The theme of the album seems to revolve around the most sentimental side of their mostly anarchist worldview rather than on the intellectual side of it. Even when they get more political in the recording they use as an introduction to Sleep, clearly a criticism of savage progress in the wake of the new millennium, it appeals more to the emotions of the listener rather than trying to enrage him into action. It's that change of direction which gives LYSFLATH its soulful nature; its mysterious and magical appeal.

GYBE wear their heart on their sleeves on this album. Sometimes it even seems like they are begging for people's understanding, as in the ending of Storm or in the whole Sleep, the saddest and most heartfelt composition on the album. They also succeed in creating the paranoid, almost schizophrenic atmosphere of the times the album was released, with the fear of terrorist attacks and the new millennium coming. The mid-section of Storm and the outstanding Static are the best examples for this.

Although the compositions work as a whole, they are each divided in different sections. Some of this sections are the whole base on which this movements stand upon. Take for example the achingly gorgeous She Dreamt She Was a Bulldozer, She Dreamt She Was Alone in an Empty Field. It opens with some of the most beautiful violins on the whole album followed by the band playing the most urgent section ever recorded by the band. It ends with a build-up that sounds like a dirge for lost hope, the kind of melody you hear in your head when there's nothing left to do.

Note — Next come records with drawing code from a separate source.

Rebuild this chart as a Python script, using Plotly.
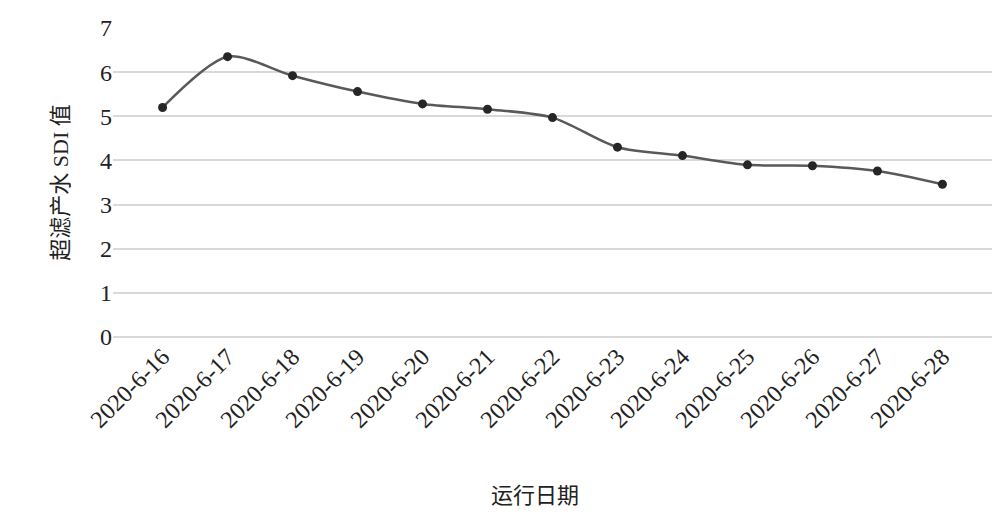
import plotly.graph_objects as go

dates = ["2020-6-16", "2020-6-17", "2020-6-18", "2020-6-19", "2020-6-20", "2020-6-21",
         "2020-6-22", "2020-6-23", "2020-6-24", "2020-6-25", "2020-6-26", "2020-6-27", "2020-6-28"]
sdi = [5.2, 6.35, 5.92, 5.56, 5.28, 5.16, 4.97, 4.3, 4.11, 3.9, 3.88, 3.76, 3.46]

font = "Liberation Serif, Noto Sans CJK SC"

fig = go.Figure(go.Scatter(
    x=dates, y=sdi, mode="lines+markers",
    line=dict(color="#595959", width=2.5, shape="spline", smoothing=0.8),
    marker=dict(color="#262626", size=9),
))

fig.update_layout(
    width=1005, height=524,
    margin=dict(l=105, r=21, t=20, b=195),
    paper_bgcolor="white", plot_bgcolor="white",
    showlegend=False,
    font=dict(family=font, size=22, color="#222"),
)
fig.update_xaxes(
    type="category", tickangle=-45, showgrid=False, showline=False,
    automargin=False, ticklen=8, tickcolor="white",
    tickfont=dict(size=24),
    title=dict(text="运行日期", font=dict(size=22), standoff=20),
)
fig.update_yaxes(
    range=[0, 7], dtick=1, showgrid=True, gridcolor="#d9d9d9", gridwidth=2,
    zeroline=True, zerolinecolor="#d9d9d9", zerolinewidth=2,
    automargin=False, tickfont=dict(size=24),
    title=dict(text="超滤产水 SDI 值", font=dict(size=22), standoff=25),
)
fig.add_annotation(text="运行日期", xref="paper", yref="paper", x=0.48, y=-0.56,
                   showarrow=False, font=dict(size=22))
fig.update_xaxes(title_text="")

fig.write_html("out.html")
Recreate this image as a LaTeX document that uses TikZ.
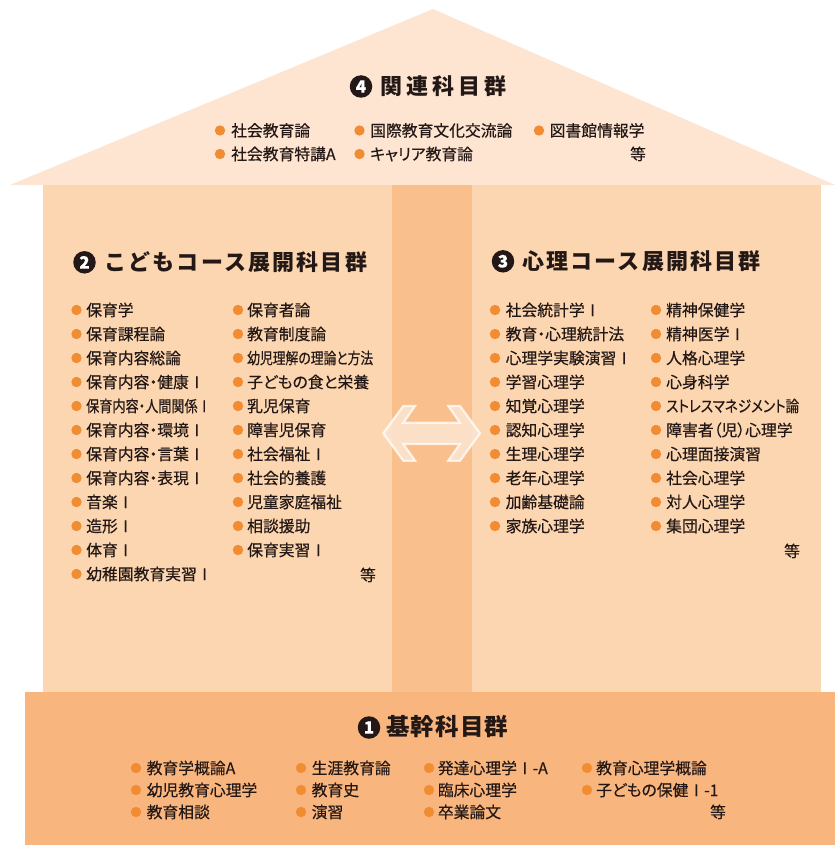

Other highlight sections are the cheerful Lift Yr. Skinny Fists, Like Antennas to Heaven..., with its horns and victorious drums, opening the album with a blast, or the nerve-wracking World Police and Friendly Fire which builds up to a wonderfully noisy and apocalyptic explosion of sound. The musical peak of LYSFLATH comes with the melancholic Broken Windows, Locks of Love Pt. III which ends Sleep with a highly complex and instrumentally rich section. This section alone defines perfectly what GYBE's music is, with all its diverse nuances.

One of the main characteristics that have been attached to this band is how cinematic it is, to the point of GYBE being described as 'cinematic post-rock'. Throughout this album in particular you can't help picturing different images whenever a build-up comes, or a tape recorded speech or noise, or when the main melodies kick. Even in the quietest moments of the album, the sense of it being the soundtrack for an unwritten movie about life itself doesn't fade until the last screeching sounds of Antennas to Heaven.

In the end it is probably the soundtrack for all of our lives, for the whole society we are living in. The question that's being asked here is: Where do we go now? What's next? The album leaves no answer, just a final cry for help to make sense of all this. Maybe a baby inside its mother's womb or the heart of the earth itself, the final sounds of Antennas to Heaven end the most desperate composition of the album, and the album itself in a mysterious note.

Probably the album makes more sense following the events that came to be just one year after its release. They left some with no hope or tomorrow to look forward to, and others with the gargantuan task of living through all the ashes and pain left. Still the amount of questions just increased since that moment, leaving this album as a testament of life in the last days leading to the moment when we were pushed a little bit further into the abyss.